From Platform-Centric Silos to Networked Sovereignty
The First Era of Tokenization is Over
It was built on isolation — expensive, fragile platforms that called themselves infrastructure while trapping your investors, your liquidity, and your future inside a private database. Providers sold you a lease and called it ‘ownership’. They sold you a tenant model and called it ‘technology’.
The industry built islands. Sophisticated operators are done with islands.
The Shift is here.
I. The Architectural Shift
Silo → Sovereign Node
The old model has one defining feature: your tracks end at your property line.
Your investors are captive to your marketing budget. Your liquidity is bounded by your own reach. Your ‘platform’ is, in architectural terms, a private siding — you own the train, but you have no passengers and nowhere to go.
ANTA is a different category entirely.
When you deploy on ANTA, you are not building a platform. You are activating a sovereign node on a global financial mainline — the ANTA Interchange. You maintain 100% control over your brand, your data, and your operations. And your rails are natively connected to every broker and agent in the ecosystem.
Sovereignty and network access are not a trade-off.With the right architecture, they are the same thing.
III. The Liquidity Shift
Friction → Flow
The legacy model treats compliance as a gate — a manual, repetitive process that
re-interrogates every investor at every platform boundary. The result is fragmented capital, trapped behind walled gardens, invisible to the broader market.
ANTA replaces the gate with a passport.
By standardizing on ERC-3643, we replace manual gatekeepers with on-chain identity proofs. An investor verified at any node in the network is pre-cleared across the entire interchange — instantly, without repetition, without friction. Capital that was previously trapped in silos can now flow across the full ecosystem, into your assets, from day one.
Liquidity is not a feature of a token. It is the result of a network.
We built the network.
The RWA space is crowded with providers who built proprietary blockchains to sit underneath their product and launched native tokens to sit on top of it. They call this an ‘ecosystem’. In practice, it means your operation is structurally tied to the performance of a speculative asset you did not ask for and cannot control.
We made different choices. Not by accident.
We don't launch our own blockchain.
EVM-compatible networks are the global standard — they are battle-tested, scalable, and already validated by the world's largest financial institutions. Building a proprietary chain is not innovation; it is unnecessary technical debt. You inherit the security of the global mainline on Day 1.
We don't launch our own token.
Tokenomics and speculative mechanics have no place in infrastructure built for serious fund managers. Utility is not speculation. Nothing on our roadmap depends on a coin going up, a community staying engaged, or a DeFi pool staying liquid. We are a pure software play — built for the $300 trillion real estate market, not the crypto market.

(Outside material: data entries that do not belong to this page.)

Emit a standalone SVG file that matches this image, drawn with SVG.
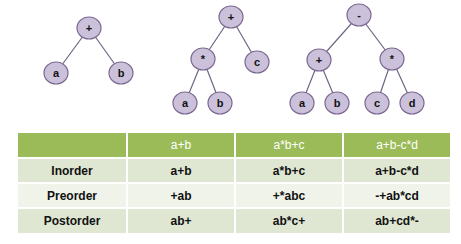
<svg xmlns="http://www.w3.org/2000/svg" width="461" height="244" viewBox="0 0 461 244">
<style>
.n{fill:#ccc1da;stroke:#7a6890;stroke-width:1.2}
.e{stroke:#6f6585;stroke-width:1.2}
.t{font-family:"Liberation Sans",Arial,sans-serif;font-size:11px;font-weight:bold;fill:#111;text-anchor:middle}
.c{font-family:"Liberation Sans",Arial,sans-serif;font-size:12px;font-weight:bold;fill:#111;text-anchor:middle}
.h{font-family:"Liberation Sans",Arial,sans-serif;font-size:12px;fill:#fff;text-anchor:middle}
</style>
<rect width="461" height="244" fill="#fff"/>
<g id="connectors">
<line class="e" x1="89" y1="28" x2="56" y2="73"/>
<line class="e" x1="89" y1="28" x2="121" y2="73"/>
<line class="e" x1="231" y1="17" x2="203" y2="59"/>
<line class="e" x1="231" y1="17" x2="257" y2="62"/>
<line class="e" x1="203" y1="59" x2="185" y2="103"/>
<line class="e" x1="203" y1="59" x2="220" y2="103"/>
<line class="e" x1="359" y1="15" x2="319" y2="60"/>
<line class="e" x1="359" y1="15" x2="392" y2="59"/>
<line class="e" x1="319" y1="60" x2="302" y2="103"/>
<line class="e" x1="319" y1="60" x2="337" y2="103"/>
<line class="e" x1="392" y1="59" x2="377" y2="103"/>
<line class="e" x1="392" y1="59" x2="412" y2="103"/>
</g>
<g id="t1-plus"><ellipse class="n" cx="89" cy="28" rx="12" ry="11"/><text class="t" x="89" y="32">+</text></g>
<g id="t1-a"><ellipse class="n" cx="56" cy="73" rx="12" ry="11"/><text class="t" x="56" y="77">a</text></g>
<g id="t1-b"><ellipse class="n" cx="121" cy="73" rx="12" ry="11"/><text class="t" x="121" y="77">b</text></g>
<g id="t2-plus"><ellipse class="n" cx="231" cy="17" rx="12" ry="11"/><text class="t" x="231" y="21">+</text></g>
<g id="t2-mul"><ellipse class="n" cx="203" cy="59" rx="12" ry="11"/><text class="t" x="203" y="63">*</text></g>
<g id="t2-c"><ellipse class="n" cx="257" cy="62" rx="12" ry="11"/><text class="t" x="257" y="66">c</text></g>
<g id="t2-a"><ellipse class="n" cx="185" cy="103" rx="12" ry="11"/><text class="t" x="185" y="107">a</text></g>
<g id="t2-b"><ellipse class="n" cx="220" cy="103" rx="12" ry="11"/><text class="t" x="220" y="107">b</text></g>
<g id="t3-minus"><ellipse class="n" cx="359" cy="15" rx="12" ry="11"/><text class="t" x="359" y="19">-</text></g>
<g id="t3-plus"><ellipse class="n" cx="319" cy="60" rx="12" ry="11"/><text class="t" x="319" y="64">+</text></g>
<g id="t3-mul"><ellipse class="n" cx="392" cy="59" rx="12" ry="11"/><text class="t" x="392" y="63">*</text></g>
<g id="t3-a"><ellipse class="n" cx="302" cy="103" rx="12" ry="11"/><text class="t" x="302" y="107">a</text></g>
<g id="t3-b"><ellipse class="n" cx="337" cy="103" rx="12" ry="11"/><text class="t" x="337" y="107">b</text></g>
<g id="t3-c"><ellipse class="n" cx="377" cy="103" rx="12" ry="11"/><text class="t" x="377" y="107">c</text></g>
<g id="t3-d"><ellipse class="n" cx="412" cy="103" rx="12" ry="11"/><text class="t" x="412" y="107">d</text></g>
<g id="table">
<rect x="18" y="133" width="108" height="24" fill="#9bbb59"/>
<rect x="128" y="133" width="106" height="24" fill="#9bbb59"/>
<rect x="236" y="133" width="106" height="24" fill="#9bbb59"/>
<rect x="344" y="133" width="106" height="24" fill="#9bbb59"/>
<g fill="#dfe7d3">
<rect x="18" y="159" width="108" height="23"/><rect x="128" y="159" width="106" height="23"/><rect x="236" y="159" width="106" height="23"/><rect x="344" y="159" width="106" height="23"/>
<rect x="18" y="209" width="108" height="24"/><rect x="128" y="209" width="106" height="24"/><rect x="236" y="209" width="106" height="24"/><rect x="344" y="209" width="106" height="24"/>
</g>
<g fill="#eff3ea">
<rect x="18" y="184" width="108" height="23"/><rect x="128" y="184" width="106" height="23"/><rect x="236" y="184" width="106" height="23"/><rect x="344" y="184" width="106" height="23"/>
</g>
<text class="h" x="181" y="149">a+b</text>
<text class="h" x="289" y="149">a*b+c</text>
<text class="h" x="397" y="149">a+b-c*d</text>
<text class="c" x="72" y="175">Inorder</text>
<text class="c" x="181" y="175">a+b</text>
<text class="c" x="289" y="175">a*b+c</text>
<text class="c" x="397" y="175">a+b-c*d</text>
<text class="c" x="72" y="200">Preorder</text>
<text class="c" x="181" y="200">+ab</text>
<text class="c" x="289" y="200">+*abc</text>
<text class="c" x="397" y="200">-+ab*cd</text>
<text class="c" x="72" y="225">Postorder</text>
<text class="c" x="181" y="225">ab+</text>
<text class="c" x="289" y="225">ab*c+</text>
<text class="c" x="397" y="225">ab+cd*-</text>
</g>
</svg>
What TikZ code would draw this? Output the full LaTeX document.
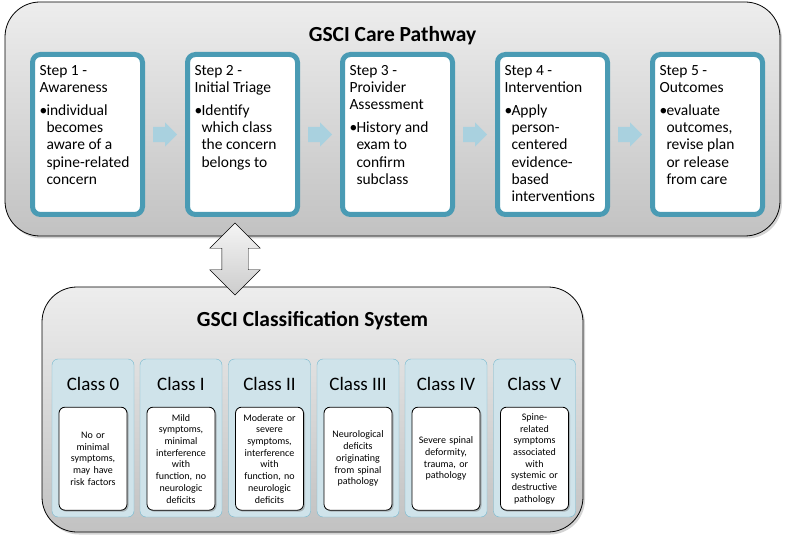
\documentclass[tikz,border=0pt]{standalone}
\usepackage{fontspec}
\setmainfont{Carlito}
\usetikzlibrary{shapes.arrows,shadows,positioning}

\definecolor{steprim}{HTML}{4A9BB4}
\definecolor{flowblue}{HTML}{A9D1DF}
\definecolor{classfill}{HTML}{CFE3EA}
\definecolor{classrim}{HTML}{74B8CE}

% text blocks inside the boxes
\newcommand{\stepcard}[2]{\parbox[c][139pt][t]{96pt}{\raggedright #1\par\vspace{6pt}%
  \noindent\makebox[7pt][l]{•}\parbox[t]{89pt}{\raggedright #2}}}
\newcommand{\classcard}[1]{\parbox[c][122pt][t]{80pt}{\centering #1}}

\begin{document}
\begin{tikzpicture}[x=1pt,y=-1pt]
\tikzstyle{panel}=[draw, thick, rounded corners=35pt, top color=gray!14, bottom color=gray!48, drop shadow={opacity=0.35, shadow xshift=2pt, shadow yshift=-2.5pt}]
\tikzstyle{paneltitle}=[font=\bfseries\fontsize{21.5}{25}\selectfont]
\tikzstyle{stepbox}=[draw=steprim, line width=5pt, fill=white, rounded corners=8pt, minimum width=110pt, minimum height=160pt, inner sep=0pt, font=\fontsize{15.5}{17.2}\selectfont, drop shadow={opacity=0.25, shadow xshift=1.5pt, shadow yshift=-1.5pt}]
\tikzstyle{flowarrow}=[single arrow, fill=flowblue, minimum height=24pt, single arrow head extend=4.5pt, inner sep=7.5pt]
\tikzstyle{linkarrow}=[double arrow, shape border rotate=90, draw=black, top color=gray!8, bottom color=gray!40, minimum height=72pt, double arrow head extend=12pt, inner sep=13pt]
\tikzstyle{classbox}=[draw=classrim, fill=classfill, rounded corners=6pt, minimum width=82pt, minimum height=158pt, inner sep=0pt, font=\fontsize{19}{22}\selectfont]
\tikzstyle{descbox}=[draw=black, thick, fill=white, rounded corners=6pt, minimum width=68pt, minimum height=103pt, text width=64pt, align=center, inner sep=0pt, font=\fontsize{10}{11.7}\selectfont, drop shadow={opacity=0.5, shadow xshift=1.5pt, shadow yshift=-1.5pt}]
\useasboundingbox (0,0) rectangle (785,540);

% care pathway
\node[panel, minimum width=775pt, minimum height=234pt] (care) at (392.5,119) {};
\node[paneltitle] (caretitle) at (392.5,36) {GSCI Care Pathway};

\node[stepbox] (s1) at (87.5,134.5) {\stepcard{Step 1 -\\Awareness}{individual\\becomes\\aware of a\\spine-related\\concern}};
\node[stepbox, right=40pt of s1] (s2) {\stepcard{Step 2 -\\Initial Triage}{Identify\\which class\\the concern\\belongs to}};
\node[stepbox, right=40pt of s2] (s3) {\stepcard{Step 3 -\\Proivider\\Assessment}{History and\\exam to\\confirm\\subclass}};
\node[stepbox, right=40pt of s3] (s4) {\stepcard{Step 4 -\\Intervention}{Apply\\person-\\centered\\evidence-\\based\\interventions}};
\node[stepbox, right=40pt of s4] (s5) {\stepcard{Step 5 -\\Outcomes}{evaluate\\outcomes,\\revise plan\\or release\\from care}};

\node[flowarrow, right=8pt of s1] (f12) {};
\node[flowarrow, right=8pt of s2] (f23) {};
\node[flowarrow, right=8pt of s3] (f34) {};
\node[flowarrow, right=8pt of s4] (f45) {};

% classification system
\node[panel, minimum width=541pt, minimum height=245pt] (gsci) at (312.5,409.5) {};
\node[paneltitle] (gscititle) at (312.5,321) {GSCI Classification System};

\node[linkarrow] (link) at (235,259) {};

\node[classbox] (c0) at (93,438) {\classcard{Class 0}};
\node[classbox] (c1) at (181,438) {\classcard{Class I}};
\node[classbox] (c2) at (269.5,438) {\classcard{Class II}};
\node[classbox] (c3) at (358,438) {\classcard{Class III}};
\node[classbox] (c4) at (446,438) {\classcard{Class IV}};
\node[classbox] (c5) at (534.5,438) {\classcard{Class V}};

\node[descbox, below=48pt of c0.north] (d0) {No or\\minimal\\symptoms,\\may have\\risk factors};
\node[descbox, below=48pt of c1.north] (d1) {Mild\\symptoms,\\minimal\\interference\\with\\function, no\\neurologic\\deficits};
\node[descbox, below=48pt of c2.north] (d2) {Moderate or\\severe\\symptoms,\\interference\\with\\function, no\\neurologic\\deficits};
\node[descbox, below=48pt of c3.north] (d3) {Neurological\\deficits\\originating\\from spinal\\pathology};
\node[descbox, below=48pt of c4.north] (d4) {Severe spinal\\deformity,\\trauma, or\\pathology};
\node[descbox, below=48pt of c5.north] (d5) {Spine-\\related\\symptoms\\associated\\with\\systemic or\\destructive\\pathology};

\end{tikzpicture}
\end{document}
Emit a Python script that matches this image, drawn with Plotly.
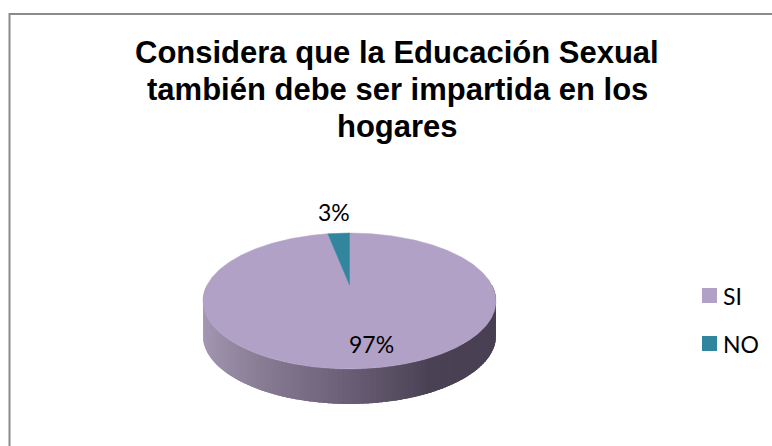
import numpy as np
import plotly.graph_objects as go

# Survey answers
categories = ["SI", "NO"]
values = [97, 3]
colors = ["#B2A1C7", "#31859C"]

title_lines = [
    "Considera que la Educación Sexual",
    "también debe ser impartida en los",
    "hogares",
]

W, H = 772, 446

# Perspective model of the tilted pie disc (canvas pixel units)
CX, CY = 349.5, 285.0      # projected centre of the disc
RX, RY = 142.4, 64.2       # horizontal / vertical radii before perspective
PERSP = 0.235              # far side shrinks, near side grows
DEPTH = 35.0               # thickness of the disc


def rim(phi_deg, r=1.0):
    """Point on the top face; phi measured clockwise from 12 o'clock."""
    phi = np.radians(phi_deg)
    u, v = r * np.sin(phi), r * np.cos(phi)
    s = 1.0 / (1.0 + PERSP * v)
    return CX + RX * u * s, CY - RY * v * s


def side_colour(t):
    stops = [(0.0, (168, 156, 182)), (0.45, (112, 100, 124)),
             (0.72, (74, 66, 84)), (1.0, (72, 64, 82))]
    for (t0, c0), (t1, c1) in zip(stops[:-1], stops[1:]):
        if t <= t1:
            f = (t - t0) / (t1 - t0)
            return "rgb(%d,%d,%d)" % tuple(round(a + (b - a) * f) for a, b in zip(c0, c1))
    return "rgb(%d,%d,%d)" % stops[-1][1]


fig = go.Figure()

total = float(sum(values))
bounds = np.concatenate([[0.0], np.cumsum(values) / total * 360.0])

# Front wall of the disc, shaded from left to right.
# The wall runs from 270° (left) down to 90° (right); each strip overlaps
# the next one a little so no seams show between them.
for i in range(len(values)):
    a0, a1 = max(bounds[i], 90.0), min(bounds[i + 1], 270.0)
    if a1 <= a0:
        continue
    edges = np.linspace(a1, a0, 120)
    step = edges[0] - edges[1]
    for p0, p1 in zip(edges[:-1], edges[1:]):
        q1 = max(p1 - 1.5 * step, a0)
        xs, ys = zip(*[rim(p) for p in np.linspace(p0, q1, 4)])
        t = (np.sin(np.radians((p0 + p1) / 2)) + 1) / 2
        col = side_colour(t)
        fig.add_trace(go.Scatter(
            x=list(xs) + list(xs[::-1]) + [xs[0]],
            y=list(ys) + [y + DEPTH for y in ys[::-1]] + [ys[0]],
            mode="lines", fill="toself", fillcolor=col,
            line=dict(width=0),
            hoverinfo="skip", showlegend=False))

# Top face slices
for i, (name, col) in enumerate(zip(categories, colors)):
    phis = np.linspace(bounds[i], bounds[i + 1], max(int((bounds[i + 1] - bounds[i]) * 2), 8))
    xs, ys = zip(*[rim(p) for p in phis])
    fig.add_trace(go.Scatter(
        x=[CX, *xs, CX], y=[CY, *ys, CY],
        mode="lines", fill="toself", fillcolor=col,
        line=dict(color=col, width=0.5),
        name=name, hoverinfo="skip", showlegend=False))

annotations = []

# Title, one line per annotation
for k, line in enumerate(title_lines):
    annotations.append(dict(
        x=397, y=52 + 37 * k, xref="x", yref="y", text="<b>%s</b>" % line,
        showarrow=False, xanchor="center", yanchor="middle",
        font=dict(family="Liberation Sans, Arial", size=31, color="#000000")))

# Percentage labels
label_pos = [(371.5, 344.0), (334.0, 211.5)]
for v, (lx, ly) in zip(values, label_pos):
    annotations.append(dict(
        x=lx, y=ly, xref="x", yref="y", text="%d%%" % v, showarrow=False,
        xanchor="center", yanchor="middle",
        font=dict(family="Lato", size=23, color="#000000")))

# Legend
shapes = []
for k, (name, col) in enumerate(zip(categories, colors)):
    yc = 295.5 + 48 * k
    shapes.append(dict(type="rect", xref="x", yref="y",
                       x0=702, x1=717, y0=yc - 7.5, y1=yc + 7.5,
                       fillcolor=col, line=dict(width=0)))
    annotations.append(dict(
        x=721, y=yc, xref="x", yref="y", text=name, showarrow=False,
        xanchor="left", yanchor="middle",
        font=dict(family="Lato", size=23, color="#000000")))

# Chart area border
shapes.append(dict(type="path", xref="x", yref="y",
                   path="M 9.5 450 L 9.5 14 L 780 14",
                   line=dict(color="#8a8a8a", width=2)))

fig.update_layout(
    width=W, height=H,
    margin=dict(l=0, r=0, t=0, b=0),
    paper_bgcolor="white", plot_bgcolor="white",
    xaxis=dict(range=[0, W], visible=False, fixedrange=True),
    yaxis=dict(range=[H, 0], visible=False, fixedrange=True),
    showlegend=False,
    annotations=annotations,
    shapes=shapes,
)

fig.write_html("out.html")
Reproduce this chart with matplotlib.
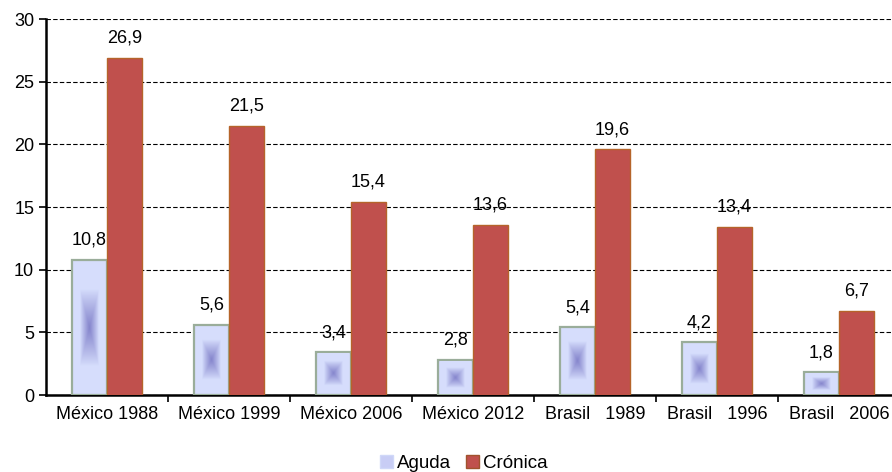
import numpy as np
import matplotlib.pyplot as plt
from matplotlib.patches import Patch

plt.rcParams['font.family'] = ['Liberation Sans', 'DejaVu Sans']

categories = ['México 1988', 'México 1999', 'México 2006', 'México 2012',
              'Brasil   1989', 'Brasil   1996', 'Brasil   2006']
aguda = [10.8, 5.6, 3.4, 2.8, 5.4, 4.2, 1.8]
cronica = [26.9, 21.5, 15.4, 13.6, 19.6, 13.4, 6.7]

fig = plt.figure(figsize=(8.92, 4.72), dpi=100)
ax = fig.add_axes([46 / 892, 1 - 395 / 472, 854 / 892, 376 / 472])

x = np.arange(len(categories))
w = 0.287

# rectangular "from centre" gradient for the Aguda bars
gy, gx = np.mgrid[-1:1:120j, -1:1:60j]
shade = np.clip(1 - np.maximum(np.abs(gx) / 0.62, np.abs(gy) / 0.62), 0, 1) ** 0.9
light = np.array([0.84, 0.87, 0.99])
dark = np.array([0.52, 0.52, 0.80])
img = light + shade[..., None] * (dark - light)

bars_a = ax.bar(x - w / 2, aguda, w, color='#d6ddfb', edgecolor='#9aad9a', linewidth=1.6, zorder=3)
for b in bars_a:
    x0 = b.get_x()
    h = b.get_height()
    ax.imshow(img, extent=[x0 + 0.02, x0 + b.get_width() - 0.02, 0.04 * h, 0.96 * h],
              aspect='auto', zorder=3.5, interpolation='bilinear')
bars_c = ax.bar(x + w / 2, cronica, w, color='#c0504d', edgecolor='#b5642a', linewidth=1, zorder=3)

for xi, v in zip(x - w / 2, aguda):
    ax.text(xi, v + 0.9, f'{v:.1f}'.replace('.', ','), ha='center', va='bottom', fontsize=13)
for xi, v in zip(x + w / 2, cronica):
    ax.text(xi, v + 0.9, f'{v:.1f}'.replace('.', ','), ha='center', va='bottom', fontsize=13)

ax.set_xlim(-0.5, len(categories) - 0.5)
ax.set_ylim(0, 30)
ax.set_yticks(range(0, 31, 5))
ax.yaxis.grid(True, linestyle=(0, (4, 2)), color='black', linewidth=0.8, zorder=0)
ax.set_axisbelow(True)
ax.set_xticks(x)
ax.set_xticklabels(categories, fontsize=13)
ax.tick_params(axis='x', length=0, pad=8)
ax.set_xticks(np.arange(0.5, len(categories) - 0.5), minor=True)
ax.tick_params(axis='x', which='minor', length=5, width=1.2, direction='out')
ax.tick_params(axis='y', length=5, width=1.2, labelsize=13)
for s in ['top', 'right']:
    ax.spines[s].set_visible(False)
ax.spines['left'].set_linewidth(1.8)
ax.spines['bottom'].set_linewidth(1.8)

handles = [Patch(facecolor='#c8cdf5', edgecolor='#d0d8f8', label='Aguda'),
           Patch(facecolor='#c0504d', edgecolor='#a0522d', label='Crónica')]
fig.legend(handles=handles, loc='lower center', bbox_to_anchor=(0.52, -0.035), ncol=2, frameon=False,
           fontsize=13.5, handlelength=0.7, handleheight=0.7, handletextpad=0.2, columnspacing=0.8)

fig.savefig('out.png', dpi=100)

This is what it looks like to build infrastructure for institutions, not hype for speculators.
Why No One Built This Before
The incumbent model is structurally opposed to your sovereignty.
Subscription-based providers are built on Monthly Recurring Revenue. The moment they grant you the source code, they lose their pricing leverage, their data control, and their ability to force you onto their roadmap. Your dependency is not an accident — it is their business model.
No serious infrastructure company offers this option. Not because it is technically impossible. Because it is commercially inconvenient for them.
ANTA is built on a different premise: that a serious institutional operator should own the technology they depend on, the same way they own their core systems, their legal entities, and their data. We are not interested in being your landlord. We are interested in being your infrastructure.
We don't want you to sign up for our platform. We want you to launch your own.
Why Now
For over a decade, the industry was obsessed with the Platform — a private island of liquidity, controlled by a single provider, competing with the very brokers it claimed to serve. No one built a networked solution because the SaaS model prioritized provider control over operator sovereignty.
Two things have changed.
First, the ERC-3643 standard has reached institutional maturity. The Universal Investor Passport — on-chain compliance that travels with the investor across the entire network — is now technically executable at scale.
Second, the market has caught up. Institutional-grade fund managers are no longer willing to build their RWA operations on a foundation they do not own. The question is not whether the shift will happen. It already is.
The question is whether you will run your Transport Company — or pay for the ticket.
Most firms are still building for the first era — isolated storefronts in a fragmented market. ANTA provides the infrastructure for the next twenty years of finance.
The shift from platforms to networks is not a trend. It is the architecture. The only variable is which side of it you are on.